The 2020 election was this Tuesday, and it followed the same script as the rest of 2020, chaotic and unpredictable. It could be weeks before the actual winner is declared. On a positive note, this election saw a record number of voters cast their ballots.
The Democratic party’s strategy has been to make the voting process as easy as possible so that voters who historically did not go to polling locations can vote by mail.
The Republicans’ counter to that strategy is to turn out in large numbers to vote in-person during early voting and Election Day. Rural conservative voters, stung by the lack of respect shown for the rural counties by the democratically controlled Nevada State Legislature, willingly stood in line Tuesday for hours to cast their ballots for President Trump. President Trump connects with rural voters because they see him as someone that shares their conservative ideals.
Whether Nevada would revert to red or remain a blue state was too close to call as of Wednesday morning. Clark County accounts for almost 70% of all Nevada voters, and according to county officials, thousands of mail-in ballots still need to be counted. The mail-in votes counted so far have favored Democrats by a substantial margin, validating the Democrats’ voting strategy. In a state with a long history of legalized betting, the odds are that the mail-in ballots from Clark County will keep Nevada in the blue state category.
The neighboring states of California, Oregon, and Washington, are all blue states dominated by Democratic urban voters. San Francisco, Los Angeles, Portland, and Seattle are the main population centers in their respective states. Like Clark County in Nevada, those population centers control their state legislatures. If you look beyond those urban centers, you find that the rest of those states are predominately rural and conservative. In Nevada, every other county (except Washoe county that vacillates between blue and red) is solidly in the red category.
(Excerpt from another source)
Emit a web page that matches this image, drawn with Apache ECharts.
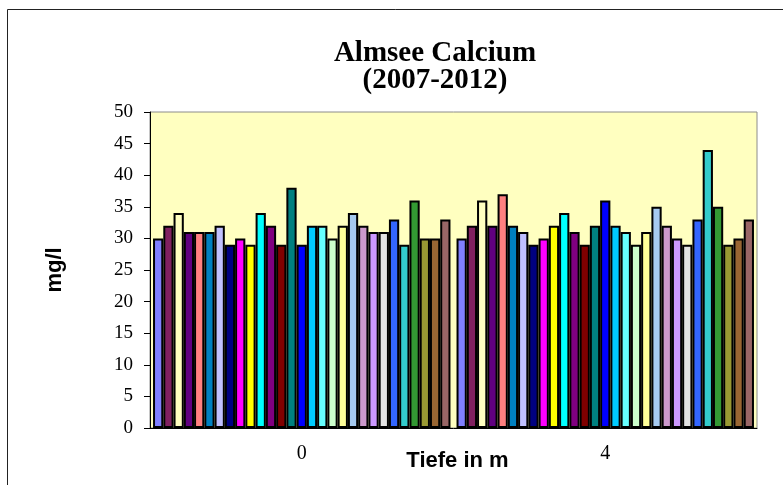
<!DOCTYPE html>
<html>
<head>
<meta charset="utf-8">
<script src="https://cdn.jsdelivr.net/npm/echarts@6/dist/echarts.min.js"></script>
<style>
  html, body { margin: 0; padding: 0; background: #fff; }
  #main { width: 783px; height: 485px; }
</style>
</head>
<body>
<div id="main"></div>
<script>
// Tiefen (Kategorien)
var depths = ['0', '4'];

// Messwerte je Serie, Tiefe 0 m und 4 m
var valuesDepth0 = [30, 32, 34, 31, 31, 31, 32, 29, 30, 29, 34, 32, 29, 38, 29, 32, 32, 30, 32, 34, 32, 31, 31, 33, 29, 36, 30, 30, 33];
var valuesDepth4 = [30, 32, 36, 32, 37, 32, 31, 29, 30, 32, 34, 31, 29, 32, 36, 32, 31, 29, 31, 35, 32, 30, 29, 33, 44, 35, 29, 30, 33];

var yTicks = { min: 0, max: 50, step: 5 };

var seriesColors = [
    '#8080FF', '#802060', '#FFFFC0', '#600080', '#FF8080', '#0080C0', '#C0C0FF', '#000080',
    '#FF00FF', '#FFFF00', '#00FFFF', '#800080', '#800000', '#008080', '#0000FF', '#00CCFF',
    '#66FFFF', '#CCFFCC', '#FFFF99', '#A6CAF0', '#CC99CC', '#CC99FF', '#E3E3E3', '#3366FF',
    '#33CCCC', '#339933', '#999933', '#996633', '#996666'
];

var series = [];
for (var i = 0; i < valuesDepth0.length; i++) {
    series.push({
        name: 'Serie ' + (i + 1),
        type: 'bar',
        barGap: '0%',
        barCategoryGap: '2%',
        data: [valuesDepth0[i], valuesDepth4[i]],
        itemStyle: { color: seriesColors[i], borderColor: '#000', borderWidth: 2 }
    });
}

var myChart = echarts.init(document.getElementById('main'));
var option = {
    animation: false,
    backgroundColor: '#fff',
    title: {
        text: 'Almsee Calcium\n(2007-2012)',
        left: 430,
        top: 35,
        textAlign: 'center',
        textStyle: {
            fontFamily: 'Liberation Serif',
            fontWeight: 'bold',
            fontSize: 29,
            lineHeight: 27,
            color: '#000'
        }
    },
    graphic: [{
        type: 'rect',
        shape: { x: 7.5, y: 9.5, width: 800, height: 500 },
        style: { fill: 'none', stroke: '#222', lineWidth: 1 },
        z: -1
    }],
    grid: {
        left: 150, top: 112, width: 607, height: 316,
        outerBoundsMode: 'none',
        containLabel: false,
        show: true,
        backgroundColor: '#FFFFC0',
        borderColor: '#8c8c8c',
        borderWidth: 1
    },
    xAxis: {
        type: 'category',
        data: depths,
        name: 'Tiefe in m',
        nameLocation: 'middle',
        nameGap: 22,
        nameMoveOverlap: false,
        nameTextStyle: { fontFamily: 'Liberation Sans', fontWeight: 'bold', fontSize: 22, color: '#000', padding: [0, 0, 0, 8] },
        axisLine: { lineStyle: { color: '#000', width: 1 } },
        axisTick: { length: 7, lineStyle: { color: '#000' } },
        axisLabel: { margin: 16, fontFamily: 'Liberation Serif', fontSize: 20, color: '#000' }
    },
    yAxis: {
        type: 'value',
        min: yTicks.min,
        max: yTicks.max,
        interval: yTicks.step,
        name: 'mg/l',
        nameLocation: 'middle',
        nameGap: 84,
        nameMoveOverlap: false,
        nameRotate: 90,
        nameTextStyle: { fontFamily: 'Liberation Sans', fontWeight: 'bold', fontSize: 22, color: '#000' },
        splitLine: { show: false },
        axisLine: { show: true, lineStyle: { color: '#000', width: 1 } },
        axisTick: { show: true, length: 6, lineStyle: { color: '#000' } },
        axisLabel: { margin: 17, fontFamily: 'Liberation Serif', fontSize: 19, color: '#000' }
    },
    series: series
};
myChart.setOption(option);
</script>
</body>
</html>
This extreme political polarization between urban and rural areas has fostered in many states’ the movement to try and split up their states. If that were to happen in Nevada, for example, Clark County would be a state, and the remaining counties would be a different state. The same scenario could happen for California, Oregon, and Washington, where the urban areas spin off into states separate from the rural areas.
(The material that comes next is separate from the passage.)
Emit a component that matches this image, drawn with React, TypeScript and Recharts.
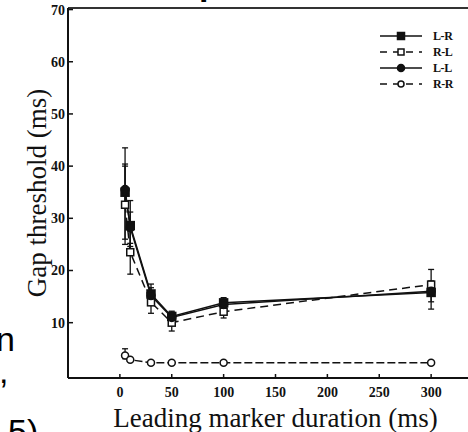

In the Nevada rural counties, the state separatist movement has not yet taken off. Instead, voter dissatisfaction with our Democratic-controlled state Legislature and Democratic governor drives the campaign to recall the governor. The same circumstances exist in California, where the rural central valleys are opposed to Governor Newsome’s policies. Many businesses in California, outside the urban areas, have signs posted on their doors, encouraging a governor’s recall. Rural voters want a voice in how their state is governed and feel ignored. The long lines here for residents waiting to vote should send a signal to Carson City that rural residents are passionate about their state and rights. There is a bumper sticker you occasionally see on the back of vehicles in rural Nevada “I don’t care how you did it in California, this is Nevada.” The new variation of that might be “I don’t care how you do it in Clark County, this is Nevada.”
The chaos surrounding the 2020 presidential election is another example of a year gone terribly wrong.